- [Work to complete]: From the very first line of the data to the line containing "import pandas as pd", retype everything exactly, leaving the pictures behind.
== Data shown
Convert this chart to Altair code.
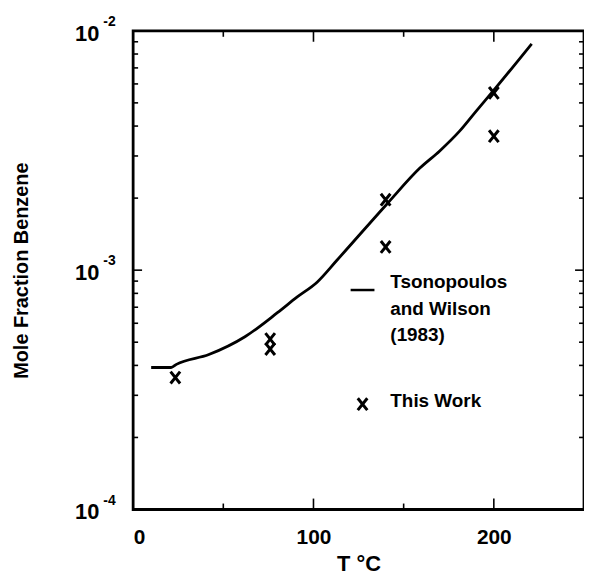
import altair as alt
import pandas as pd

# ---- data ----
line_T = [10, 21, 24, 42, 62, 80, 91, 102, 113, 141, 159, 170, 181, 190, 200, 221]
line_y = [3.92e-4, 3.92e-4, 4.04e-4, 4.44e-4, 5.27e-4, 6.64e-4, 7.73e-4, 8.91e-4,
          1.10e-3, 1.90e-3, 2.67e-3, 3.15e-3, 3.81e-3, 4.6e-3, 5.65e-3, 8.83e-3]

pts_T = [23.4, 76, 76, 140, 140, 200, 200]
pts_y = [3.56e-4, 5.15e-4, 4.68e-4, 1.97e-3, 1.25e-3, 5.5e-3, 3.63e-3]

x_label_vals = [0, 100, 200]
x_major_ticks = [100, 200]
x_minor_ticks = [50, 150]

y_label_vals = [1e-4, 1e-3, 1e-2]
y_label_base = ["10", "10", "10"]
y_label_exp = ["-4", "-3", "-2"]
y_major_ticks = [1e-3]
y_minor_ticks = [2e-4, 3e-4, 4e-4, 5e-4, 6e-4, 7e-4, 8e-4, 9e-4,
                 2e-3, 3e-3, 4e-3, 5e-3, 6e-3, 7e-3, 8e-3, 9e-3]

legend_lines = ["Tsonopoulos", "and Wilson", "(1983)"]
legend_points = ["This Work"]

W, H = 454, 482
FONT = "Liberation Sans"

xs = alt.Scale(domain=[0, 250], nice=False, zero=False)
ys = alt.Scale(type="log", domain=[1e-4, 1e-2], nice=False)

x_axis = alt.Axis(title="T °C", values=x_label_vals, ticks=False, domain=False,
                  grid=False, labelFont=FONT, labelFontSize=21,
                  labelFontWeight="bold", labelColor="black", labelPadding=17,
                  titleFont=FONT, titleFontSize=22, titleFontWeight="bold",
                  titleColor="black", titleY=61, titleBaseline="alphabetic")
y_axis = alt.Axis(title="Mole Fraction Benzene", labels=False, ticks=False,
                  domain=False, grid=False, titleFont=FONT, titleFontSize=20,
                  titleFontWeight="bold", titleColor="black", titleX=-112,
                  titleY=H / 2, titleAlign="center", titleBaseline="middle",
                  titleAngle=270)


def X(field):
    return alt.X(field, scale=xs, axis=x_axis, title="T °C")


def Y(field):
    return alt.Y(field, scale=ys, axis=y_axis, title="Mole Fraction Benzene")


XMARK = "M-0.8,-1L0.8,1M-0.8,1L0.8,-1"

df_line = pd.DataFrame({"T": line_T, "y": line_y})
df_pts = pd.DataFrame({"T": pts_T, "y": pts_y})

line = alt.Chart(df_line).mark_line(color="black", strokeWidth=2.8,
                                    interpolate="monotone").encode(
    x=X("T:Q"), y=Y("y:Q"))

pts = alt.Chart(df_pts).mark_point(shape=XMARK, size=144, color="black",
                                   strokeWidth=3, filled=False, opacity=1).encode(
    x=X("T:Q"), y=Y("y:Q"))


def yticks(vals, length):
    d = pd.DataFrame({"v": vals})
    left = alt.Chart(d).mark_rule(color="black", strokeWidth=1.6).encode(
        y=Y("v:Q"), x=alt.value(0), x2=alt.value(length))
    right = alt.Chart(d).mark_rule(color="black", strokeWidth=1.6).encode(
        y=Y("v:Q"), x=alt.value(W - length), x2=alt.value(W))
    return [left, right]


def xticks(vals, length):
    d = pd.DataFrame({"v": vals})
    top = alt.Chart(d).mark_rule(color="black", strokeWidth=1.6).encode(
        x=X("v:Q"), y=alt.value(0), y2=alt.value(length))
    bottom = alt.Chart(d).mark_rule(color="black", strokeWidth=1.6).encode(
        x=X("v:Q"), y=alt.value(H - length), y2=alt.value(H))
    return [top, bottom]


tick_layers = (yticks(y_major_ticks, 9) + yticks(y_minor_ticks, 5)
               + xticks(x_major_ticks, 11) + xticks(x_minor_ticks, 6))

df_ylab = pd.DataFrame({"v": y_label_vals, "base": y_label_base, "exp": y_label_exp})
ylab_base = alt.Chart(df_ylab).mark_text(
    font=FONT, fontSize=22, fontWeight="bold", color="black", align="right",
    baseline="middle", dy=3).encode(
    y=Y("v:Q"), x=alt.value(-34), text="base:N")
ylab_exp = alt.Chart(df_ylab).mark_text(
    font=FONT, fontSize=14, fontWeight="bold", color="black", align="left",
    baseline="middle", dy=-9).encode(
    y=Y("v:Q"), x=alt.value(-30), text="exp:N")


def legend_text(txt, px, py):
    return alt.Chart(pd.DataFrame({"t": [txt]})).mark_text(
        font=FONT, fontSize=19, fontWeight="bold", color="black", align="left",
        baseline="middle").encode(text="t:N", x=alt.value(px), y=alt.value(py))


leg_line = alt.Chart(pd.DataFrame({"a": [0]})).mark_rule(color="black", strokeWidth=2.5).encode(
    x=alt.value(219), x2=alt.value(243), y=alt.value(261))
leg_pt = alt.Chart(pd.DataFrame({"a": [0]})).mark_point(
    shape=XMARK, size=144, color="black", strokeWidth=3, filled=False, opacity=1).encode(
    x=alt.value(231), y=alt.value(376))

legend_layers = [leg_line, leg_pt,
                 legend_text(legend_lines[0], 259, 253),
                 legend_text(legend_lines[1], 259, 280),
                 legend_text(legend_lines[2], 259, 306),
                 legend_text(legend_points[0], 259, 373)]

chart = alt.layer(line, pts, *tick_layers, ylab_base, ylab_exp, *legend_layers).properties(
    width=W, height=H, autosize="none",
    padding={"left": 126, "top": 21, "right": 0, "bottom": 68},
    background="white",
).configure_view(stroke="black", strokeWidth=2.8)

chart.save("out.html", embed_options={"renderer": "svg", "actions": False})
====
- [Output below]:
Convert this chart to Altair code.
import altair as alt
import pandas as pd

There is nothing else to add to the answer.